In 1247 Pope Innocent IV. appears to have changed the rule and re-formed the Order under the name of Our Lady of Mount Carmel. The Order owes everything to St Teresa, who, finding it in a condition of considerable feebleness in 1562, re-formed it. It is impossible to speak adequately of St Teresa in a few lines; I will therefore content myself with referring the reader to Alban Butler's "Life," in his 'Lives of the Saints,' or to her own works, her Autobiography, and her 'Interior Castle.'
Here it will be sufficient to state that, excepting St Catherine of Siena, no more profoundly reasonable and practical a woman ever lived. It is a vulgar error to think of her as always in an hysterical ecstasy. She destroyed the Protestant reformation or revolution in Spain by her magnificent work, and even confused her fellow Catholics, and more especially her confessors, by the originality of her ideas. Her enthusiasm was genius, it consumed everything—herself, too, at last.
A profound mystic, in which science she has never been surpassed, she was the friend and counsellor of St John of the Cross, who to some extent carried on her work—though he was perhaps more entirely a mystic, with less real genius. She, unlike St John, never allowed herself to be consumed by despair and melancholy. Having practically revivified religion in Spain and founded thirty-two houses for men and women, she died, being sixty-seven years old, in 1582. She is buried at Avila.
Her Rule is beautiful—a kind of "government by love." Such as are sick are to "sleep in linen and have good beds," such as are in health on straw.

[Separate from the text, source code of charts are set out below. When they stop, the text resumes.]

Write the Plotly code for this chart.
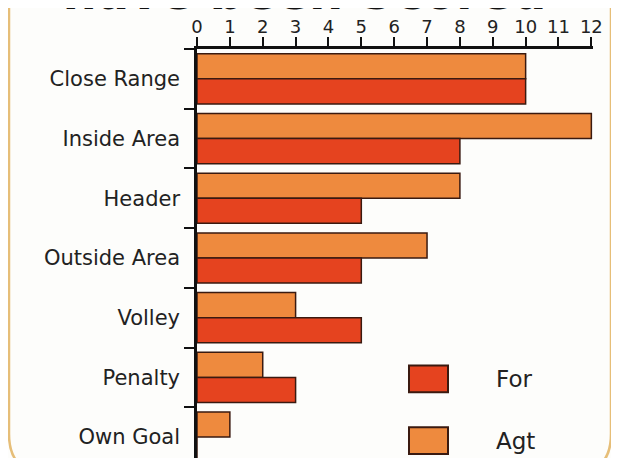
import plotly.graph_objects as go

categories = ["Close Range", "Inside Area", "Header", "Outside Area", "Volley", "Penalty", "Own Goal"]
agt_values = [10, 12, 8, 7, 3, 2, 1]
for_values = [10, 8, 5, 5, 5, 3, 0]
x_ticks = list(range(0, 13))

AGT_COLOR = "#EE8A3E"
FOR_COLOR = "#E5431F"
EDGE = "#3a1a10"
FONT = "DejaVu Sans"

fig = go.Figure()
fig.add_trace(go.Bar(y=categories, x=agt_values, name="Agt", orientation="h",
                     marker=dict(color=AGT_COLOR, line=dict(color=EDGE, width=1.5))))
fig.add_trace(go.Bar(y=categories, x=for_values, name="For", orientation="h",
                     marker=dict(color=FOR_COLOR, line=dict(color=EDGE, width=1.5))))

# page body has an 8px margin, so figure pixels = target pixels - 8
OFF = 8
W, H = 619, 458
L, R, T, B = 197 - OFF, 26 + OFF, 47 - OFF, OFF
pw, ph = W - L - R, H - T - B

def px(x):
    return (x - OFF - L) / pw

def py(y):
    return (H - B - (y - OFF)) / ph

shapes = []
# frame
lx, rx, ty, by = px(9), px(611), py(-10), py(474)
rh, rv = 40 / pw, 40 / ph
path = (f"M {lx},{ty} L {lx},{by+rv} Q {lx},{by} {lx+rh},{by} "
        f"L {rx-rh},{by} Q {rx},{by} {rx},{by+rv} L {rx},{ty}")
shapes.append(dict(type="path", xref="paper", yref="paper", path=path,
                   line=dict(color="#E6BE78", width=2.5), layer="below"))
# legend boxes
shapes.append(dict(type="rect", xref="paper", yref="paper",
                   x0=px(409), x1=px(448), y0=py(392), y1=py(365),
                   fillcolor=FOR_COLOR, line=dict(color=EDGE, width=2)))
shapes.append(dict(type="rect", xref="paper", yref="paper",
                   x0=px(409), x1=px(448), y0=py(454), y1=py(427),
                   fillcolor=AGT_COLOR, line=dict(color=EDGE, width=2)))

annotations = [
    dict(text="For", xref="paper", yref="paper", x=px(494), y=py(379),
         xanchor="left", yanchor="middle", showarrow=False,
         font=dict(family=FONT, size=23, color="#222")),
    dict(text="Agt", xref="paper", yref="paper", x=px(494), y=py(441),
         xanchor="left", yanchor="middle", showarrow=False,
         font=dict(family=FONT, size=23, color="#222")),
    dict(text="<b><i>have been Scored</i></b>", xref="paper", yref="paper",
         x=px(307), y=py(20), xanchor="center", yanchor="bottom", showarrow=False,
         font=dict(family=FONT, size=48, color="#111")),
]

fig.update_layout(
    width=W, height=H,
    margin=dict(l=L, r=R, t=T, b=B, pad=0),
    paper_bgcolor="#FDFDFB", plot_bgcolor="#FDFDFB",
    barmode="group", bargap=0.16, bargroupgap=0,
    showlegend=False,
    shapes=shapes, annotations=annotations,
    font=dict(family=FONT, size=19, color="#222"),
)
fig.update_xaxes(side="top", range=[0, 12.05], tickvals=x_ticks,
                 ticks="outside", ticklen=9, tickwidth=1.5, tickcolor="#111",
                 showline=True, linecolor="#111", linewidth=2.5,
                 showgrid=False, zeroline=False, ticklabelstandoff=-3,
                 tickfont=dict(family=FONT, size=18, color="#222"))
fig.update_yaxes(categoryorder="array", categoryarray=categories,
                 range=[6.35, -0.5], autorange=False,
                 tickson="boundaries", ticks="outside", ticklen=10, tickwidth=1.5,
                 tickcolor="#111", showline=True, linecolor="#111", linewidth=2.5,
                 showgrid=False, zeroline=False, ticklabelstandoff=10,
                 tickfont=dict(family=FONT, size=21, color="#222"))

fig.write_html("out.html")
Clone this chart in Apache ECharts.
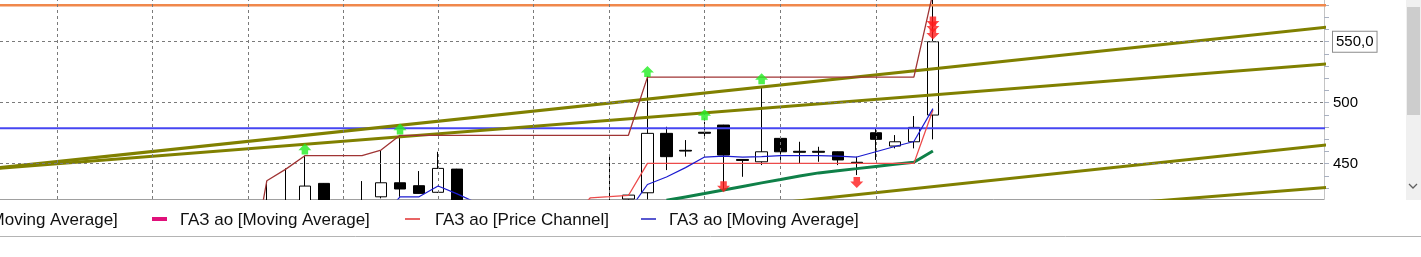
<!DOCTYPE html>
<html><head><meta charset="utf-8">
<script src="https://cdn.jsdelivr.net/npm/echarts@6/dist/echarts.min.js"></script>
<style>html,body{margin:0;padding:0;background:#fff;overflow:hidden}#c{width:1421px;height:257px}</style>
</head><body><div id="c"></div>
<script>
// ---- data (bar index along the time axis, prices in roubles) ----
const candleIdx   = [14,15,16,17,19,20,21,22,23,24,32,33,34,35,36,37,38,39,40,41,42,43,44,45,46,47,48,49];
const candleOpen  = [418,419,418,433.9,419,422.9,434.4,432.0,426.6,445.6,419,421.1,426.2,474.9,461.0,475.8,481.7,453.5,451.6,470.8,460.2,460.2,459.8,451.2,475.4,464.5,468.0,489.9];
const candleClose = [417,417.5,431.7,418,417.5,434.4,429.3,425.7,446.2,417,417.5,424.3,474.9,455.8,460.4,475.0,457.1,452.7,459.8,459.8,459.4,459.4,453.1,450.4,470.0,468.0,479.8,550.0];
const candleLow   = [416.5,416.5,416.5,416.5,416.5,421.6,422.9,425.5,426.0,416.5,416.5,420.6,420.8,444.8,455.8,472.1,428.4,439.3,448.9,453.1,450.3,451.6,448.9,440.7,453.1,462.6,462.6,470.0];
const candleHigh  = [435.8,446.2,456.6,434.2,435.8,461.2,473.5,444.0,459.8,445.8,458.0,424.6,521.9,480.3,469.4,484.4,481.9,453.6,512.6,471.0,468.0,463.9,460.0,455.8,479.0,473.5,489.1,590];

const chanUpIdx = [13,14,15,16,17,18,19,20,21,22,23,24,25,26,27,28,29,30,31,32,33,34,35,36,37,38,39,40,41,42,43,44,45,46,47,48,49];
const chanUp    = [350,436.0,445.6,456.6,456.6,456.6,456.6,461.2,473.3,473.3,473.3,473.3,473.3,473.3,473.3,473.3,473.3,473.3,473.3,473.3,473.3,521.0,521.0,521.0,521.0,521.0,521.0,521.0,521.0,521.0,521.0,521.0,521.0,521.0,521.0,521.0,590];
const chanLowIdx = [30,31,32,33,34,35,36,37,38,39,40,41,42,43,44,45,46,47,48,49];
const chanLow    = [405,422.1,423.0,424.0,450.3,450.3,450.3,450.3,450.3,450.3,450.3,450.3,450.3,450.3,450.3,450.3,450.3,450.3,450.3,494.0];

const maBlueIdx = [20,21,22,23,24,25,26,27,28,29,30,31,32,33,34,35,36,37,38,39,40,41,42,43,44,45,46,47,48,49];
const maBlue    = [405,422.9,422.9,431.7,425.3,418.1,null,null,null,null,null,null,null,411,433.0,439.1,446.8,455.5,456.3,455.5,455.9,456.6,456.7,456.6,456.3,455.5,459.8,464.1,468.2,495.2];
const maGreenIdx = [35,36,37,38,39,40,41,42,43,44,45,46,47,48,49];
const maGreen    = [420.0,422.8,425.6,428.5,431.4,434.3,437.1,440.0,442.5,444.3,446.0,447.8,449.5,451.2,460.4];

const buyIdx   = [16,21,34,37,40];
const buyPrice = [462.0,478.4,525.6,490.2,519.7];
const sellIdx   = [38,45,49,49,49];
const sellPrice = [431.1,434.6,566.1,562.0,556.3];

const levelOrange = 579.8;
const levelBlue = 479.0;
const trendA = [[-1,445.2],[70,562.5]];
const trendB = [[-1,445.2],[70,532.2]];
const trendC = [[35,408.1],[70,466.0]];
const trendD = [[50,406.4],[70,430.9]];

const weekIdx = [3,8,13,18,23,28,32,37,41,46];
const yLabels = [450,500,550];
const yMinorTicks = [430,440,450,460,470,480,490,500,510,520,530,540,550,560,570,580];
const legendItems = [
  {name:'ГАЗ ао [Moving Average]', color:'#e0107a', width:4, markerX:null, textX:-72},
  {name:'ГАЗ ао [Moving Average]', color:'#e0107a', width:4, markerX:152, textX:180},
  {name:'ГАЗ ао [Price Channel]', color:'#e03030', width:1.5, markerX:405, textX:435},
  {name:'ГАЗ ао [Moving Average]', color:'#2020c0', width:1.5, markerX:641, textX:669}
];

// ---- build ----
const zip = (xs, ys) => xs.map((x,i)=>[x, ys[i]]);
const candles = candleIdx.map((x,i)=>[x, candleOpen[i], candleClose[i], candleLow[i], candleHigh[i]]);
const upArrow = 'path://M6,0 L12,6 L9,6 L9,10 L3,10 L3,6 L0,6 Z';
const downArrow = 'path://M3,0 L9,0 L9,4 L12,4 L6,10 L0,4 L3,4 Z';
const FONT = '"Liberation Sans", Arial, sans-serif';

const graphics = [
  {type:'rect', shape:{x:0,y:200,width:1324,height:9}, style:{fill:'#ffffff'}, z:100, silent:true},
  {type:'rect', shape:{x:1406,y:0,width:15,height:200}, style:{fill:'#f0f0f0'}, silent:true},
  {type:'rect', shape:{x:1407,y:7,width:13,height:108}, style:{fill:'#cdcdcd'}, silent:true},
  {type:'polyline', shape:{points:[[1409,184],[1413,188],[1417,184]]}, style:{stroke:'#606060',lineWidth:1.3,fill:null}, silent:true},
  {type:'line', shape:{x1:0,y1:236.5,x2:1421,y2:236.5}, style:{stroke:'#b4b4b4',lineWidth:1}, silent:true}
];
legendItems.forEach(it=>{
  if (it.markerX !== null) graphics.push({type:'line', shape:{x1:it.markerX,y1:219,x2:it.markerX+15,y2:219}, style:{stroke:it.color,lineWidth:it.width}, z:100, silent:true});
  graphics.push({type:'text', style:{text:it.name, x:it.textX, y:220, font:'17px '+FONT, fill:'#101010', verticalAlign:'middle', textVerticalAlign:'middle'}, z:100, silent:true});
});

const lineS = (data, color, width, z) => ({type:'line', data, showSymbol:false, symbol:'none', lineStyle:{color, width}, z, silent:true, animation:false, connectNulls:false, clip:true});

const option = {
  animation:false,
  backgroundColor:'#ffffff',
  grid:{left:0, right:97, top:0, bottom:58, containLabel:false},
  xAxis:{type:'value', min:-0.02, max:69.55, axisLine:{show:true, onZero:false, lineStyle:{color:'#a0a0a0'}}, axisTick:{show:false}, axisLabel:{show:false}, splitLine:{show:false}},
  yAxis:{type:'value', position:'right', min:421.1, max:584.2, scale:true,
    axisLine:{show:true, onZero:false, lineStyle:{color:'#c4c4c4'}},
    axisTick:{show:true, customValues:yMinorTicks, length:5, lineStyle:{color:'#a8b0c0'}},
    axisLabel:{show:true, customValues:yLabels, margin:9, fontSize:15, fontFamily:FONT, color:'#000',
      formatter:v=> v===550 ? '{b|550,0}' : String(v),
      rich:{b:{fontSize:15, fontFamily:FONT, color:'#000', borderColor:'#8c8c8c', borderWidth:1, padding:[3,3,2,3], backgroundColor:'#fff'}}},
    splitLine:{show:false}},
  graphic:graphics,
  series:[
    {type:'scatter', data:[], z:1, silent:true,
      markLine:{silent:true, symbol:['none','none'], label:{show:false}, animation:false,
        lineStyle:{color:'#7a7a7a', type:[3,3], width:1},
        data: weekIdx.map(v=>({xAxis:v})).concat(yLabels.map(v=>({yAxis:v})))}},
    {type:'candlestick', data:candles, barWidth:12, z:3, silent:true, clip:true,
      itemStyle:{color:'#ffffff', color0:'#000000', borderColor:'#000000', borderColor0:'#000000', borderWidth:1}},
    lineS([[-1,levelOrange],[70,levelOrange]], '#f0884c', 2.5, 4),
    lineS([[-1,levelBlue],[70,levelBlue]], '#4646f2', 2, 4),
    lineS(trendA, '#808000', 3, 4),
    lineS(trendB, '#808000', 3, 4),
    lineS(trendC, '#808000', 3, 4),
    lineS(trendD, '#808000', 3, 4),
    lineS(zip(maGreenIdx, maGreen), '#0f8048', 3, 5),
    lineS(zip(chanUpIdx, chanUp), '#a03434', 1.3, 5),
    lineS(zip(chanLowIdx, chanLow), '#ec4a4a', 1.3, 5),
    lineS(zip(maBlueIdx, maBlue), '#1c1cd0', 1.2, 5),
    {type:'scatter', data:zip(buyIdx,buyPrice), symbol:upArrow, symbolSize:[13,11], itemStyle:{color:'#22ee22'}, z:6, silent:true},
    {type:'scatter', data:zip(sellIdx,sellPrice), symbol:downArrow, symbolSize:[13,11], itemStyle:{color:'#ff1a1a'}, z:6, silent:true}
  ]
};
const chart = echarts.init(document.getElementById('c'), null, {renderer:'canvas'});
chart.setOption(option);
</script></body></html>
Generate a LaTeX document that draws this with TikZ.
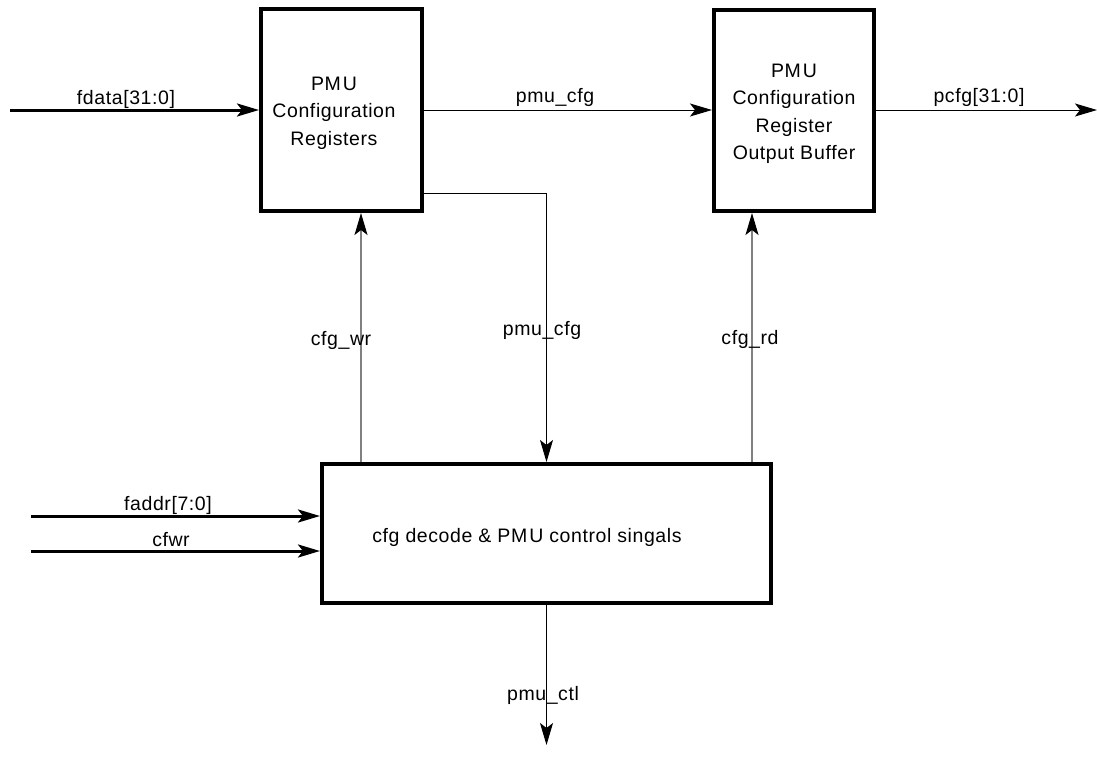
\documentclass[tikz,border=0pt]{standalone}
\usepackage{fontspec}
\setmainfont{Liberation Sans}[LetterSpace=3]
\usetikzlibrary{arrows.meta}
\tikzset{
  blk/.style={draw=black, line width=4pt, minimum width=#1, inner sep=0pt},
  lbl/.style={font=\fontsize{19.5pt}{27.5pt}\selectfont, inner sep=0pt, align=center},
  tip/.style={-{Stealth[length=22pt,width=13pt,inset=5pt,color=black]}},
  bus/.style={tip, line width=3pt},
  sig/.style={tip, line width=1pt, black},
  ctl/.style={tip, line width=1.2pt, draw=black!50},
}
\begin{document}
\begin{tikzpicture}[x=1pt,y=-1pt]
\useasboundingbox (0,0) rectangle (1097,769);
% boxes
\node[blk=161pt, minimum height=202pt] (reg) at (341.5,110) {};
\node[blk=160pt, minimum height=201pt] (buf) at (794,110.5) {};
\node[blk=449pt, minimum height=139pt] (dec) at (546.5,533.5) {};
\node[lbl] (regt) at (334,113) {PM\kern2pt U\\Configuration\\Registers};
\node[lbl] (buft) at (794,114) {PM\kern2pt U\\Configuration\\Register\\Output B\kern1pt uffer};
\node[lbl] (dect) at (527,537) {cfg decode \& PM\kern2pt U control singals};
% free ends
\coordinate (fin) at (10,110);
\coordinate (pout) at (1097,110);
\coordinate (ain) at (31,516);
\coordinate (win) at (31,551);
\coordinate (cout) at (546.5,745);
\coordinate (wrx) at (361,0);
\coordinate (rdx) at (752,0);
% connectors
\draw[bus] (fin) -- (fin -| reg.west);
\draw[sig] (reg.east) -- (reg.east -| buf.west);
\draw[sig] (buf.east |- pout) -- (pout);
\draw[sig] ([yshift=-83pt]reg.east) -| (dec.north);
\draw[ctl] (dec.north -| wrx) -- (reg.south -| wrx);
\draw[ctl] (dec.north -| rdx) -- (buf.south -| rdx);
\draw[bus] (ain) -- (ain -| dec.west);
\draw[bus] (win) -- (win -| dec.west);
\draw[sig] (dec.south) -- (cout);
% labels
\node[lbl] (l1) at (126,99) {fdata[31:0]};
\node[lbl] (l2) at (555,97) {pmu\_cfg};
\node[lbl] (l3) at (979,97) {pcfg[31:0]};
\node[lbl] (l4) at (542,330) {pmu\_cfg};
\node[lbl] (l5) at (341,340) {cfg\_wr};
\node[lbl] (l6) at (750,339) {cfg\_rd};
\node[lbl] (l7) at (168,505) {faddr[7:0]};
\node[lbl] (l8) at (171,540) {cfwr};
\node[lbl] (l9) at (543,695) {pmu\_ctl};
\end{tikzpicture}
\end{document}
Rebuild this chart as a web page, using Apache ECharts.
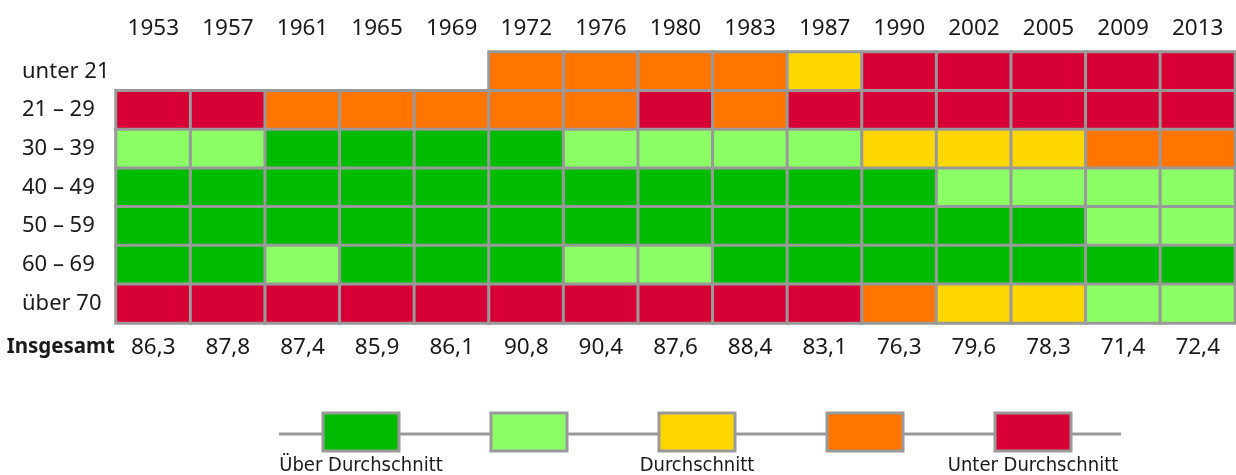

Clean linen is one of the signs of her sons and daughters, the latter it is said being allowed even a flask of eau-de-Cologne in their cells. The dress is a brown habit and scapular, together with a white cloak. In Rome they are to be found at S. Maria della Vittoria, in Via Venti Settembre, where there is a group by Bernini, representing St Teresa killed by the Angel of Death, inordinately admired by M. Habert in M. Zola's 'Rome.' In spite of M. Zola's irony, however, Bernini's peculiar genius is not quite so diseased as he suggests. One may at least admire Bernini without compromising St Teresa. The Carmelite nuns are found at various churches and convents in the city.
Having now very briefly and inadequately put before the reader a few facts regarding the Religious Orders proper, there remain to be considered still more briefly, and therefore more inadequately, the Sisters of Charity of all rules, the "Clerks Regular," who include the Jesuits, and such Canons and Friars and Congregations as the Augustinians, the Trinitarians, the Passionists. and a host of others.
The reader is possibly already utterly confused. It is only with a certain amount of pains that he can arrive at last at a clear understanding of such a multitude of religious. For it is in the Religious Orders that we see the greatness, the immensity of Rome. It is probably impossible to say how many thousands, it may be millions, of human beings are devoted to the cause of Christ and the Church under the strict rule of some greater or lesser Order. When one begins to consider then their work in all Italy, in Spain, in France, in Germany, even in England and America, one is confronted by a fact too often forgotten in England—namely, the tremendous power of the Roman Catholic faith over the hearts of men.
Hutton, Edward. Italy and the Italians. E. P. Dutton & Company, 1903.